The plan of the church is worth noting; the east end of the church was semicircular, with five radiating chapels linked by an ambulatory. This is unusual in an English church, but very common in French church architecture, so it seems likely that the design was influenced by the de Verdun family, who owned property in Normandy, and would have been familiar with continental designs.
Visiting
Croxden is located on minor roads north of Uttoxeter, and feels a million miles from anywhere. The location is superb, with a few nearby farm buildings and period cottages, and a small 19th-century church peeking out of a nearby copse of trees. There is no visitor centre or ticket booth, just an English Heritage information sign and a gate.
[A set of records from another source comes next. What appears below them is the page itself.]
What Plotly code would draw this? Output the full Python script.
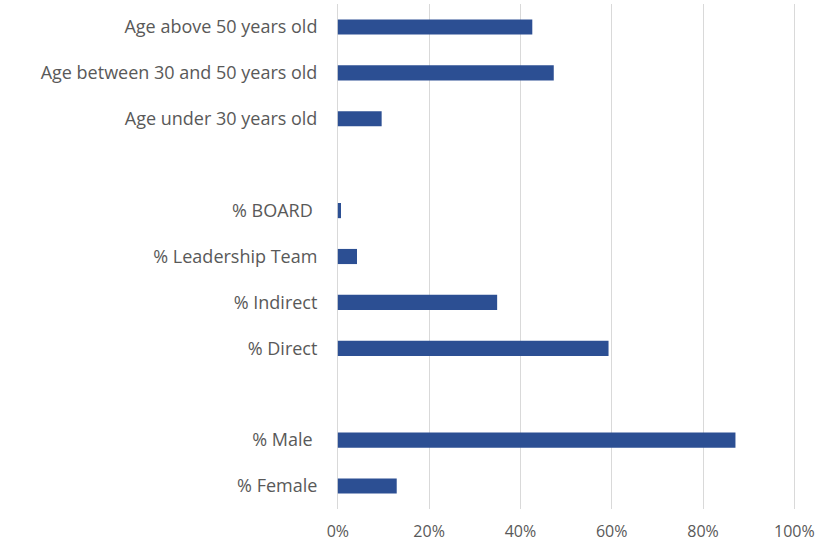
import plotly.graph_objects as go

categories = [
    "% Female",
    "% Male ",
    " ",
    "% Direct",
    "% Indirect",
    "% Leadership Team",
    "% BOARD ",
    "  ",
    "Age under 30 years old",
    "Age between 30 and 50 years old",
    "Age above 50 years old",
]
values = [0.129, 0.871, None, 0.593, 0.349, 0.042, 0.007, None, 0.096, 0.473, 0.426]
x_tickvals = [0, 0.2, 0.4, 0.6, 0.8, 1.0]
x_ticktext = ["0%", "20%", "40%", "60%", "80%", "100%"]

fig = go.Figure(go.Bar(
    x=values, y=categories, orientation="h",
    marker=dict(color="#2C4F93", line=dict(width=0)),
))

fig.update_layout(
    width=820, height=551,
    margin=dict(l=336, r=22, t=4, b=42),
    paper_bgcolor="white", plot_bgcolor="white",
    bargap=0.67,
    showlegend=False,
    font=dict(family="Open Sans", size=16, color="#595959"),
)
fig.update_xaxes(
    range=[-0.004, 1.008], tickvals=x_tickvals, ticktext=x_ticktext,
    showgrid=True, gridcolor="#D9D9D9", gridwidth=1,
    zeroline=False, showline=False,
    ticks="outside", ticklen=8, tickcolor="rgba(0,0,0,0)",
    tickfont=dict(size=16),
)
fig.update_yaxes(
    type="category", categoryorder="array", categoryarray=categories,
    showgrid=False, zeroline=False, showline=False,
    ticks="outside", ticklen=14, tickcolor="rgba(0,0,0,0)",
    tickfont=dict(size=18),
)

fig.write_html(
    "out.html",
    config={"displayModeBar": False},
    post_script="document.body.style.margin='0';",
)
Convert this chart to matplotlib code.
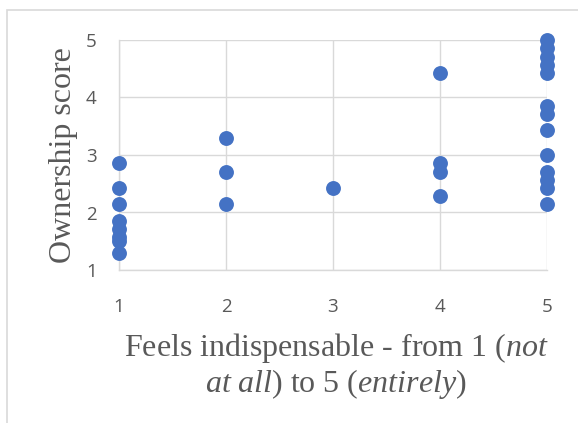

A few finds from the site are protected under a modern awning, but apart from that, you can simply wander the site. Many of the major areas of the abbey are signposted, though it would be helpful to have a few more information panels to explain the layout of the abbey and its history.
The road through Croxden bisects the abbey church, so the east end of the church is on one side of the road and the rest of the abbey is on the other.
The east end is fascinating; you can clearly see the unusual radiating chapels around the altar, and there are several medieval coffins set into the turf near the altar.
Naturally, our kids decided to lie down in the coffins, but several were quite small, suggesting they were made for someone of short stature. Near the coffins is a small area of surviving medieval floor tiles set into the ground.
The most striking part of the abbey is the west front of the abbey church, built around 1195. The wall stands to almost its full height and is pierced with three huge lancet windows, with a doorway under the central window.
Another thing that struck us was the drainage system. You can easily trace the course of the stone-lined drains beside the main buildings; they are built to such a high standard that they look perfectly serviceable today.
I loved visiting Croxden; the idyllic rural beauty of the site is second to none, and the height of the surviving medieval walls is extremely impressive. It can't compete with large monastic sites like Fountains Abbey or Rievaulx (few can) but Croxden is a lovely example of a small medieval monastery in a beautiful countryside setting.